Christian values are now under attack in every area of our culture. Many Christian values have already been destroyed in most major professions. Christianity is no longer the major system undergirding the professions of law, medicine, the arts, journalism, education, industry entertainment, and other major professions. While Christian values yet exist within these and other professions anti-Christian values are often dominant and their powers are being consolidated. As anti-Christian values permeate society, they infiltrate civil governments, and then civil governments become the means by which Christian values are made illegal. Already, Christian freedoms have been greatly diminished in America.

John W. Whitehead, an attorney who is deeply concerned with these developing trends in America notes that “historically there have been two major stages in the attack on the church. First, the state and its agencies are secularized and, second, every prerogative or privilege of the church is attacked in an indirect manner so that, in disguised fashion, its right to exist is denied.” He then declares that “in the name of freedom, the Supreme Court has, in large measure, accomplished the secularization of the state in America. And as the state has been secularized the privileges of the church have come under attack.”[4]

Another observer of anti-Christian developments in America is Donald E. Wildmon, who has been in the forefront of many battles against indecency in America. In 1985, he noted that there are “five steps of regression in ridding our society of Christian influence: (1) ignore the church and censor it as an integral part of our society; (2) question the church and present one-sided arguments belittling it; (3) attack the church verbally; (4) ostracize from the mainstream of society those who would overtly practice their faith; and (5) physically persecute those who practice their faith.” He then said, “We are now in step four. The decision as to whether step five comes is, at this point, still in the hands of the Christian community. Without dedicated, concentrated effort now, in another five years the decision will no longer be ours to make.”[5]

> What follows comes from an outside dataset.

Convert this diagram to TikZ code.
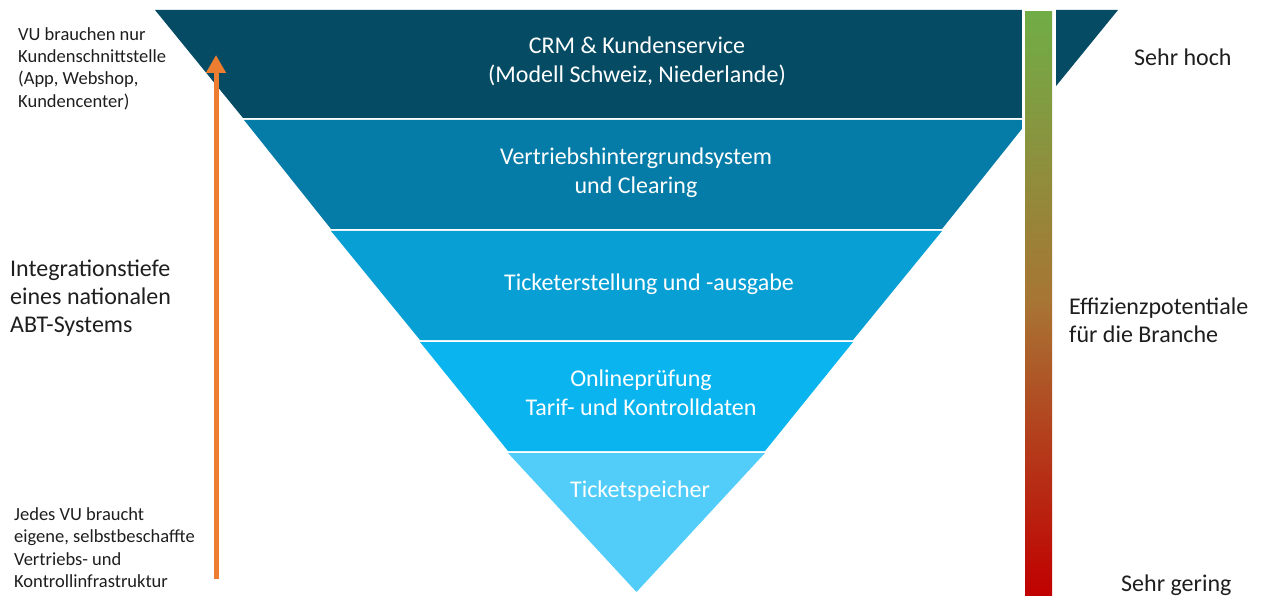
\documentclass[tikz,border=0pt]{standalone}
\usepackage{fontspec}
\setmainfont{Carlito}
\usetikzlibrary{arrows.meta}

\definecolor{bandA}{RGB}{4,75,99}
\definecolor{bandB}{RGB}{5,124,167}
\definecolor{bandC}{RGB}{8,159,212}
\definecolor{bandD}{RGB}{10,181,239}
\definecolor{bandE}{RGB}{82,205,250}
\definecolor{arrowOrange}{RGB}{237,125,49}
\definecolor{barGreen}{RGB}{112,173,71}
\definecolor{barMid}{RGB}{168,116,52}
\definecolor{barRed}{RGB}{192,0,0}
\definecolor{labelGray}{RGB}{30,30,30}

\begin{document}
\begin{tikzpicture}[x=1pt,y=-1pt,
  bandtext/.style={text=white,align=center,inner sep=0pt,font=\fontsize{24}{29}\selectfont},
  bigside/.style={text=labelGray,align=left,anchor=west,inner sep=0pt,font=\fontsize{24}{28}\selectfont},
  smallside/.style={text=labelGray,align=left,anchor=west,inner sep=0pt,font=\fontsize{18.5}{22.3}\selectfont},
  levelarrow/.style={arrowOrange,line width=5pt,-{Triangle[width=19pt,length=18pt]}}
]
\useasboundingbox (0,0) rectangle (1262,596);

% inverted funnel made of five stacked bands
\fill[bandA] (155,10)  -- (1118,10)  -- (1030,118) -- (243,118) -- cycle;
\fill[bandB] (244,120) -- (1029,120) -- (942,229)  -- (331,229) -- cycle;
\fill[bandC] (331,231) -- (942,231)  -- (853,340)  -- (420,340) -- cycle;
\fill[bandD] (420,342) -- (853,342)  -- (765,451)  -- (508,451) -- cycle;
\fill[bandE] (508,453) -- (765,453)  -- (636.5,592) -- cycle;

% efficiency scale bar with white gap around it
\fill[white] (1021.5,0) rectangle (1055.5,596);
\shade[top color=barGreen,bottom color=barRed,middle color=barMid]
  (1025,12) rectangle (1052,596);

% band labels
\node[bandtext] (crm)    at (637,61.5)  {CRM \& Kundenservice\\(Modell Schweiz, Niederlande)};
\node[bandtext] (vhs)    at (636,172.5) {Vertriebshintergrundsystem\\und Clearing};
\node[bandtext] (ticket) at (649,284)   {Ticketerstellung und -ausgabe};
\node[bandtext] (online) at (641,393)   {Onlineprüfung\\Tarif- und Kontrolldaten};
\node[bandtext] (store)  at (640,491.5) {Ticketspeicher};

% integration depth arrow
\coordinate (arrLow)  at (216,579);
\coordinate (arrHigh) at (216,55);
\draw[levelarrow] (arrLow) -- (arrHigh);

% left side labels
\node[smallside] (topleft) at (18,68.5)  {VU brauchen nur\\Kundenschnittstelle\\(App, Webshop,\\Kundencenter)};
\node[bigside]   (depth)   at (10,298)   {Integrationstiefe\\eines nationalen\\ABT-Systems};
\node[smallside] (botleft) at (14,547.5) {Jedes VU braucht\\eigene, selbstbeschaffte\\Vertriebs- und\\Kontrollinfrastruktur};

% right side labels
\node[bigside] (high)   at (1134,57)  {Sehr hoch};
\node[bigside] (effic)  at (1069,320) {Effizienzpotentiale\\für die Branche};
\node[bigside] (low)    at (1121,585) {Sehr gering};
\end{tikzpicture}
\end{document}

No longer do Christians in America have freedom of religion. What Christians in America now have is religious toleration. There is a difference between religious freedom and religious toleration. Freedom of religion means there is no restriction upon the practice of religion. Religious toleration, on the other hand, means that religion is tolerated to a certain degree. We now have a generally high degree of Christian toleration in America. There are now few restraints upon the Christian religion in America. However, that degree of toleration can be lessened any time it suits the will of governing authorities. As anti-Christian values grow within our culture, the degree of toleration for the Christian religion will be less and less as more and more restrictions are placed upon Christians.

If there ever was a time in American history when Christian soldiers were needed to arise to fight the enemies of the Christian faith, now is that time. If Christian soldiers do not arise quickly, and fight courageously, widespread physical and violent persecution against Christians may happen in America. Will you step forward as a soldier of Christ, and arise to fight against anti-Christian forces that are now attacking the Christian faith?



[1]Copyright © by Robert L. Waggoner, 1987. Revised, 2000. Permission is granted to reproduce and distribute this document for non-commercial educational purposes when unaltered provided that copyright and author’s name are given.

[2]Henry B. Smith, Apologetics, 11, as quoted by Wilbur Smith, Therefore Stand, Natrick, MA: W. A. Wilde Co., 19451, 7

[3]Same source, 101-102

[4] John W. Whitehead. The New Tyranny: the ominous threat of state authority over the church. 1982, 58.

[5] Donald E. Wildmon. The Home Invaders. Wheaton, IL: Victor Books, 1985, 182.